NFT provenance and marketplace scrutineering
NFTs complicate tracking because metadata and royalties live both on-chain and off-chain. When I audit a collection, I check on-chain mint events first. Then I verify the token metadata URI and fetch that content. Sometimes the metadata host changes, and that can be a red flag. Hmm… you might see a mint pointing to an IPFS hash, but the metadata referenced by the hash could be updated by an intermediary if the original publisher used a mutable gateway.
Marketplace activity adds another layer. Listings and sales occur across several market programs and aggregators. Watch for simultaneous listings, cancel-relist patterns, or wash trades. These require correlating events across programs and timestamps. Initially I tried to eyeball it, but automation is much better for scale.
Practical checklist when vetting an NFT collection:
- Confirm mint transactions and signer accounts.
- Verify metadata URIs and immutability status.
- Check creator addresses against royalty settings.
- Monitor early transfer patterns—wash trading often happens quickly.

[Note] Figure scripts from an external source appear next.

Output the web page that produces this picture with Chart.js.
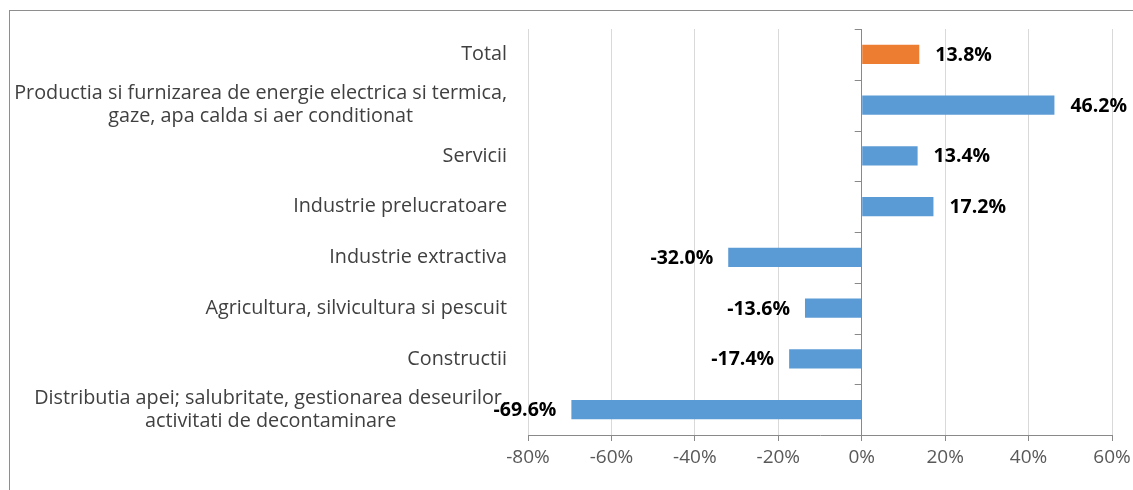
<!DOCTYPE html>
<html>
<head>
<meta charset="utf-8">
<script src="https://cdn.jsdelivr.net/npm/chart.js@4"></script>
<style>
  html, body { margin: 0; padding: 0; background: #fff; overflow: hidden; }
  #frame { position: absolute; left: 9px; top: 10px; width: 1200px; height: 600px; border: 1px solid #8e8e8e; }
  #myChart { position: absolute; left: 0; top: 0; }
</style>
</head>
<body>
<div id="frame"></div>
<canvas id="myChart" width="1133" height="490"></canvas>
<script>
// categories, top to bottom
var categories = [
    'Total',
    ['Productia si furnizarea de energie electrica si termica,', 'gaze, apa calda si aer conditionat'],
    'Servicii',
    'Industrie prelucratoare',
    'Industrie extractiva',
    'Agricultura, silvicultura si pescuit',
    'Constructii',
    ['Distributia apei; salubritate, gestionarea deseurilor,', 'activitati de decontaminare']
];
// change in %
var values = [13.8, 46.2, 13.4, 17.2, -32.0, -13.6, -17.4, -69.6];
var barColors = ['#ED7D31', '#5B9BD5', '#5B9BD5', '#5B9BD5', '#5B9BD5', '#5B9BD5', '#5B9BD5', '#5B9BD5'];
// x axis ticks
var axisMin = -80;
var axisMax = 60;
var axisStep = 20;

var fontFamily = '"Open Sans", sans-serif';
var labelFont = '19.8px ' + fontFamily;
var valueFont = 'bold 19.5px ' + fontFamily;

// draws the category names, the small ticks on the zero line and the value labels
var customLabels = {
    id: 'customLabels',
    afterDraw: function(chart) {
        var ctx = chart.ctx;
        var xs = chart.scales.x;
        var ys = chart.scales.y;
        var area = chart.chartArea;
        ctx.save();

        // category names: block right aligned, lines centered
        ctx.font = labelFont;
        ctx.fillStyle = '#404040';
        ctx.textAlign = 'center';
        ctx.textBaseline = 'middle';
        categories.forEach(function(lab, i) {
            var lines = Array.isArray(lab) ? lab : [lab];
            var w = Math.max.apply(null, lines.map(function(l) { return ctx.measureText(l).width; }));
            var cx = area.left - 21 - w / 2;
            var cy = ys.getPixelForValue(i);
            lines.forEach(function(l, j) {
                ctx.fillText(l, cx, cy + (j - (lines.length - 1) / 2) * 23);
            });
        });

        // tick marks on the zero line
        var x0 = xs.getPixelForValue(0);
        ctx.strokeStyle = '#898989';
        ctx.lineWidth = 1;
        for (var i = 0; i <= categories.length; i++) {
            var yy = Math.round(ys.getPixelForValue(i - 0.5)) + 0.5;
            ctx.beginPath();
            ctx.moveTo(x0 - 7, yy);
            ctx.lineTo(x0, yy);
            ctx.stroke();
        }

        // value labels
        ctx.font = valueFont;
        ctx.fillStyle = '#000';
        var meta = chart.getDatasetMeta(0);
        meta.data.forEach(function(bar, i) {
            var v = values[i];
            var txt = v.toFixed(1) + '%';
            if (v >= 0) {
                ctx.textAlign = 'left';
                ctx.fillText(txt, bar.x + 16, bar.y + 1);
            } else {
                ctx.textAlign = 'right';
                ctx.fillText(txt, bar.x - 15, bar.y + 1);
            }
        });
        ctx.restore();
    }
};

var ctx = document.getElementById('myChart').getContext('2d');

var myChart = new Chart(ctx, {
    type: 'bar',
    data: {
        labels: categories,
        datasets: [{
            data: values,
            backgroundColor: barColors,
            borderWidth: 0,
            barPercentage: 0.38,
            categoryPercentage: 1
        }]
    },
    options: {
        indexAxis: 'y',
        responsive: false,
        devicePixelRatio: 1,
        animation: false,
        layout: {
            padding: { left: 528, right: 21, top: 29, bottom: 0 }
        },
        plugins: {
            legend: { display: false },
            tooltip: { enabled: false }
        },
        scales: {
            x: {
                type: 'linear',
                min: axisMin,
                max: axisMax,
                ticks: {
                    stepSize: axisStep,
                    color: '#595959',
                    font: { family: fontFamily, size: 19 },
                    padding: 5,
                    callback: function(v) { return v + '%'; }
                },
                grid: {
                    color: function(c) { return c.tick && c.tick.value === 0 ? '#898989' : '#d9d9d9'; },
                    tickColor: '#898989',
                    tickLength: 6
                },
                border: { color: '#898989' },
                afterFit: function(scale) {
                    scale.height = 55;
                    // keep the end labels from pushing the plot area in
                    scale.paddingLeft = 0;
                    scale.paddingRight = 0;
                }
            },
            y: {
                display: false
            }
        }
    },
    plugins: [customLabels]
});
</script>
</body>
</html>
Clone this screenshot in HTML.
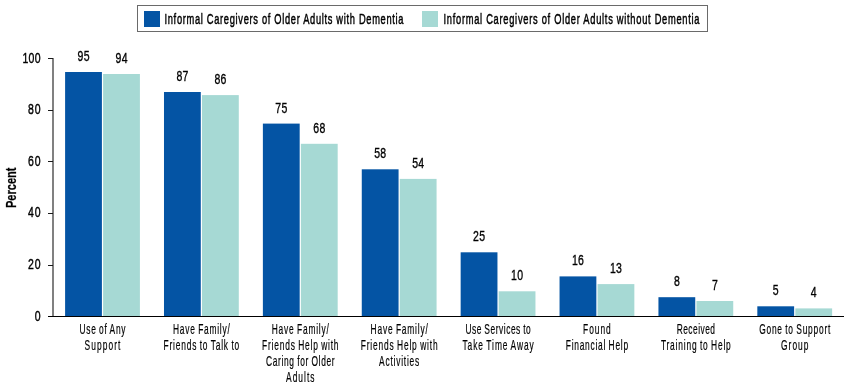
<!DOCTYPE html>
<html><head><meta charset="utf-8"><style>
html,body{margin:0;padding:0;background:#fff;width:850px;height:388px;overflow:hidden}
svg{display:block;will-change:transform}
text{font-family:"Liberation Sans", sans-serif;fill:#000;stroke:#000}
</style></head><body>
<svg width="850" height="388" viewBox="0 0 850 388">
<rect x="137.5" y="5.5" width="570" height="26" fill="#fff" stroke="#6a6a6a" stroke-width="1"/>
<rect x="144" y="11" width="16" height="16" fill="#0454a4"/>
<rect x="422" y="11" width="16" height="16" fill="#a6d9d4"/>
<text transform="translate(164.50 24.2) scale(0.6 1)" x="0" y="0" font-size="15.5" text-anchor="start" font-weight="normal" word-spacing="0" textLength="398.33" lengthAdjust="spacing" style="stroke-width:0.50px">Informal Caregivers of Older Adults with Dementia</text>
<text transform="translate(443.50 24.4) scale(0.6 1)" x="0" y="0" font-size="15.5" text-anchor="start" font-weight="normal" word-spacing="0" textLength="426.67" lengthAdjust="spacing" style="stroke-width:0.50px">Informal Caregivers of Older Adults without Dementia</text>
<rect x="52" y="58" width="2" height="258" fill="#808080"/>
<rect x="48" y="316" width="5" height="1" fill="#1a1a1a"/>
<text transform="translate(40.50 320.50) scale(0.7 1)" x="0" y="0" font-size="15" text-anchor="end" font-weight="normal" word-spacing="0" textLength="8.57" lengthAdjust="spacing" style="stroke-width:0.43px">0</text>
<rect x="48" y="265" width="5" height="1" fill="#1a1a1a"/>
<text transform="translate(40.50 268.90) scale(0.7 1)" x="0" y="0" font-size="15" text-anchor="end" font-weight="normal" word-spacing="0" textLength="17.86" lengthAdjust="spacing" style="stroke-width:0.43px">20</text>
<rect x="48" y="213" width="5" height="1" fill="#1a1a1a"/>
<text transform="translate(40.50 217.30) scale(0.7 1)" x="0" y="0" font-size="15" text-anchor="end" font-weight="normal" word-spacing="0" textLength="17.86" lengthAdjust="spacing" style="stroke-width:0.43px">40</text>
<rect x="48" y="161" width="5" height="1" fill="#1a1a1a"/>
<text transform="translate(40.50 165.70) scale(0.7 1)" x="0" y="0" font-size="15" text-anchor="end" font-weight="normal" word-spacing="0" textLength="17.86" lengthAdjust="spacing" style="stroke-width:0.43px">60</text>
<rect x="48" y="110" width="5" height="1" fill="#1a1a1a"/>
<text transform="translate(40.50 114.10) scale(0.7 1)" x="0" y="0" font-size="15" text-anchor="end" font-weight="normal" word-spacing="0" textLength="17.86" lengthAdjust="spacing" style="stroke-width:0.43px">80</text>
<rect x="48" y="58" width="5" height="1" fill="#1a1a1a"/>
<text transform="translate(40.50 62.50) scale(0.7 1)" x="0" y="0" font-size="15" text-anchor="end" font-weight="normal" word-spacing="0" textLength="25.71" lengthAdjust="spacing" style="stroke-width:0.43px">100</text>
<rect x="48" y="316" width="796" height="1" fill="#000"/>
<text transform="translate(16.4 187.8) rotate(-90)" x="0" y="0" font-size="14.5" font-weight="bold" text-anchor="middle" textLength="40.5" lengthAdjust="spacingAndGlyphs" style="stroke-width:0.25px">Percent</text>
<rect x="65.10" y="72" width="36.8" height="244.00" fill="#0454a4"/>
<rect x="103.10" y="74" width="36.8" height="242.00" fill="#a6d9d4"/>
<text transform="translate(83.50 61.00) scale(0.7 1)" x="0" y="0" font-size="15" text-anchor="middle" font-weight="normal" word-spacing="0" textLength="17.14" lengthAdjust="spacing" style="stroke-width:0.36px">95</text>
<text transform="translate(121.50 63.00) scale(0.7 1)" x="0" y="0" font-size="15" text-anchor="middle" font-weight="normal" word-spacing="0" textLength="17.14" lengthAdjust="spacing" style="stroke-width:0.36px">94</text>
<rect x="163.99" y="92" width="36.8" height="224.00" fill="#0454a4"/>
<rect x="201.99" y="95.1" width="36.8" height="220.90" fill="#a6d9d4"/>
<text transform="translate(182.39 81.00) scale(0.7 1)" x="0" y="0" font-size="15" text-anchor="middle" font-weight="normal" word-spacing="0" textLength="17.14" lengthAdjust="spacing" style="stroke-width:0.36px">87</text>
<text transform="translate(220.39 84.10) scale(0.7 1)" x="0" y="0" font-size="15" text-anchor="middle" font-weight="normal" word-spacing="0" textLength="17.14" lengthAdjust="spacing" style="stroke-width:0.36px">86</text>
<rect x="262.88" y="123.6" width="36.8" height="192.40" fill="#0454a4"/>
<rect x="300.88" y="143.8" width="36.8" height="172.20" fill="#a6d9d4"/>
<text transform="translate(281.28 112.60) scale(0.7 1)" x="0" y="0" font-size="15" text-anchor="middle" font-weight="normal" word-spacing="0" textLength="17.14" lengthAdjust="spacing" style="stroke-width:0.36px">75</text>
<text transform="translate(319.28 132.80) scale(0.7 1)" x="0" y="0" font-size="15" text-anchor="middle" font-weight="normal" word-spacing="0" textLength="17.14" lengthAdjust="spacing" style="stroke-width:0.36px">68</text>
<rect x="361.77" y="169.3" width="36.8" height="146.70" fill="#0454a4"/>
<rect x="399.77" y="178.9" width="36.8" height="137.10" fill="#a6d9d4"/>
<text transform="translate(380.17 158.30) scale(0.7 1)" x="0" y="0" font-size="15" text-anchor="middle" font-weight="normal" word-spacing="0" textLength="17.14" lengthAdjust="spacing" style="stroke-width:0.36px">58</text>
<text transform="translate(418.17 167.90) scale(0.7 1)" x="0" y="0" font-size="15" text-anchor="middle" font-weight="normal" word-spacing="0" textLength="17.14" lengthAdjust="spacing" style="stroke-width:0.36px">54</text>
<rect x="460.66" y="252.3" width="36.8" height="63.70" fill="#0454a4"/>
<rect x="498.66" y="291.3" width="36.8" height="24.70" fill="#a6d9d4"/>
<text transform="translate(479.06 241.30) scale(0.7 1)" x="0" y="0" font-size="15" text-anchor="middle" font-weight="normal" word-spacing="0" textLength="17.14" lengthAdjust="spacing" style="stroke-width:0.36px">25</text>
<text transform="translate(517.06 280.30) scale(0.7 1)" x="0" y="0" font-size="15" text-anchor="middle" font-weight="normal" word-spacing="0" textLength="17.14" lengthAdjust="spacing" style="stroke-width:0.36px">10</text>
<rect x="559.55" y="276.4" width="36.8" height="39.60" fill="#0454a4"/>
<rect x="597.55" y="284.1" width="36.8" height="31.90" fill="#a6d9d4"/>
<text transform="translate(577.95 265.40) scale(0.7 1)" x="0" y="0" font-size="15" text-anchor="middle" font-weight="normal" word-spacing="0" textLength="17.14" lengthAdjust="spacing" style="stroke-width:0.36px">16</text>
<text transform="translate(615.95 273.10) scale(0.7 1)" x="0" y="0" font-size="15" text-anchor="middle" font-weight="normal" word-spacing="0" textLength="17.14" lengthAdjust="spacing" style="stroke-width:0.36px">13</text>
<rect x="658.44" y="297.2" width="36.8" height="18.80" fill="#0454a4"/>
<rect x="696.44" y="301" width="36.8" height="15.00" fill="#a6d9d4"/>
<text transform="translate(676.84 286.20) scale(0.7 1)" x="0" y="0" font-size="15" text-anchor="middle" font-weight="normal" word-spacing="0" textLength="8.57" lengthAdjust="spacing" style="stroke-width:0.36px">8</text>
<text transform="translate(714.84 290.00) scale(0.7 1)" x="0" y="0" font-size="15" text-anchor="middle" font-weight="normal" word-spacing="0" textLength="8.57" lengthAdjust="spacing" style="stroke-width:0.36px">7</text>
<rect x="757.33" y="306.3" width="36.8" height="9.70" fill="#0454a4"/>
<rect x="795.33" y="308.4" width="36.8" height="7.60" fill="#a6d9d4"/>
<text transform="translate(775.73 295.30) scale(0.7 1)" x="0" y="0" font-size="15" text-anchor="middle" font-weight="normal" word-spacing="0" textLength="8.57" lengthAdjust="spacing" style="stroke-width:0.36px">5</text>
<text transform="translate(813.73 297.40) scale(0.7 1)" x="0" y="0" font-size="15" text-anchor="middle" font-weight="normal" word-spacing="0" textLength="8.57" lengthAdjust="spacing" style="stroke-width:0.36px">4</text>
<text transform="translate(102.50 333.70) scale(0.6 1)" x="0" y="0" font-size="14" text-anchor="middle" font-weight="normal" word-spacing="-1" textLength="76.83" lengthAdjust="spacing" style="stroke-width:0.20px">Use of Any</text>
<text transform="translate(102.50 349.70) scale(0.6 1)" x="0" y="0" font-size="14" text-anchor="middle" font-weight="normal" word-spacing="-1" textLength="59.67" lengthAdjust="spacing" style="stroke-width:0.20px">Support</text>
<text transform="translate(201.39 333.70) scale(0.6 1)" x="0" y="0" font-size="14" text-anchor="middle" font-weight="normal" word-spacing="-1" textLength="94.67" lengthAdjust="spacing" style="stroke-width:0.20px">Have Family/</text>
<text transform="translate(201.39 349.70) scale(0.6 1)" x="0" y="0" font-size="14" text-anchor="middle" font-weight="normal" word-spacing="-1" textLength="126.17" lengthAdjust="spacing" style="stroke-width:0.20px">Friends to Talk to</text>
<text transform="translate(300.28 333.70) scale(0.6 1)" x="0" y="0" font-size="14" text-anchor="middle" font-weight="normal" word-spacing="-1" textLength="95.17" lengthAdjust="spacing" style="stroke-width:0.20px">Have Family/</text>
<text transform="translate(300.28 349.70) scale(0.6 1)" x="0" y="0" font-size="14" text-anchor="middle" font-weight="normal" word-spacing="-1" textLength="127.33" lengthAdjust="spacing" style="stroke-width:0.20px">Friends Help with</text>
<text transform="translate(300.28 365.70) scale(0.6 1)" x="0" y="0" font-size="14" text-anchor="middle" font-weight="normal" word-spacing="-1" textLength="114.67" lengthAdjust="spacing" style="stroke-width:0.20px">Caring for Older</text>
<text transform="translate(300.28 381.70) scale(0.6 1)" x="0" y="0" font-size="14" text-anchor="middle" font-weight="normal" word-spacing="-1" textLength="47.50" lengthAdjust="spacing" style="stroke-width:0.20px">Adults</text>
<text transform="translate(399.17 333.70) scale(0.6 1)" x="0" y="0" font-size="14" text-anchor="middle" font-weight="normal" word-spacing="-1" textLength="95.50" lengthAdjust="spacing" style="stroke-width:0.20px">Have Family/</text>
<text transform="translate(399.17 349.70) scale(0.6 1)" x="0" y="0" font-size="14" text-anchor="middle" font-weight="normal" word-spacing="-1" textLength="128.00" lengthAdjust="spacing" style="stroke-width:0.20px">Friends Help with</text>
<text transform="translate(399.17 365.70) scale(0.6 1)" x="0" y="0" font-size="14" text-anchor="middle" font-weight="normal" word-spacing="-1" textLength="67.00" lengthAdjust="spacing" style="stroke-width:0.20px">Activities</text>
<text transform="translate(498.06 333.70) scale(0.6 1)" x="0" y="0" font-size="14" text-anchor="middle" font-weight="normal" word-spacing="-1" textLength="108.83" lengthAdjust="spacing" style="stroke-width:0.20px">Use Services to</text>
<text transform="translate(498.06 349.70) scale(0.6 1)" x="0" y="0" font-size="14" text-anchor="middle" font-weight="normal" word-spacing="-1" textLength="118.83" lengthAdjust="spacing" style="stroke-width:0.20px">Take Time Away</text>
<text transform="translate(596.95 333.70) scale(0.6 1)" x="0" y="0" font-size="14" text-anchor="middle" font-weight="normal" word-spacing="-1" textLength="46.17" lengthAdjust="spacing" style="stroke-width:0.20px">Found</text>
<text transform="translate(596.95 349.70) scale(0.6 1)" x="0" y="0" font-size="14" text-anchor="middle" font-weight="normal" word-spacing="-1" textLength="104.00" lengthAdjust="spacing" style="stroke-width:0.20px">Financial Help</text>
<text transform="translate(695.84 333.70) scale(0.6 1)" x="0" y="0" font-size="14" text-anchor="middle" font-weight="normal" word-spacing="-1" textLength="64.00" lengthAdjust="spacing" style="stroke-width:0.20px">Received</text>
<text transform="translate(695.84 349.70) scale(0.6 1)" x="0" y="0" font-size="14" text-anchor="middle" font-weight="normal" word-spacing="-1" textLength="116.50" lengthAdjust="spacing" style="stroke-width:0.20px">Training to Help</text>
<text transform="translate(794.73 333.70) scale(0.6 1)" x="0" y="0" font-size="14" text-anchor="middle" font-weight="normal" word-spacing="-1" textLength="118.50" lengthAdjust="spacing" style="stroke-width:0.20px">Gone to Support</text>
<text transform="translate(794.73 349.70) scale(0.6 1)" x="0" y="0" font-size="14" text-anchor="middle" font-weight="normal" word-spacing="-1" textLength="45.67" lengthAdjust="spacing" style="stroke-width:0.20px">Group</text>
</svg>
</body></html>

Sometimes the pattern emerges only after a week. So patience matters. Also, community chatter often gives early warnings—discord alerts, Twitter threads, regional forums. Use them, but verify on-chain.
FAQ
How do I quickly check if a SOL transfer was a swap or a simple transfer?
Look at the transaction’s program instructions. If the SPL Token program and a DEX program are present, it’s likely a swap. Also inspect pre- and post-balances for token accounts. If inner instructions include “token swap” or a known DEX program ID, that’s your clue.
What’s the best way to trace an NFT’s provenance?
Trace the mint transaction, follow subsequent transfer signatures, and verify metadata URIs. Cross-check with marketplace sale events and examine the creator address. Visualizing transfers on a simple graph usually clarifies ownership lineage fast.
Can I rely on one explorer for audits?
Not entirely. Use a primary explorer for speed and a secondary source to cross-verify. Discrepancies are rare but they happen, so double-check on suspicious or high-stakes cases.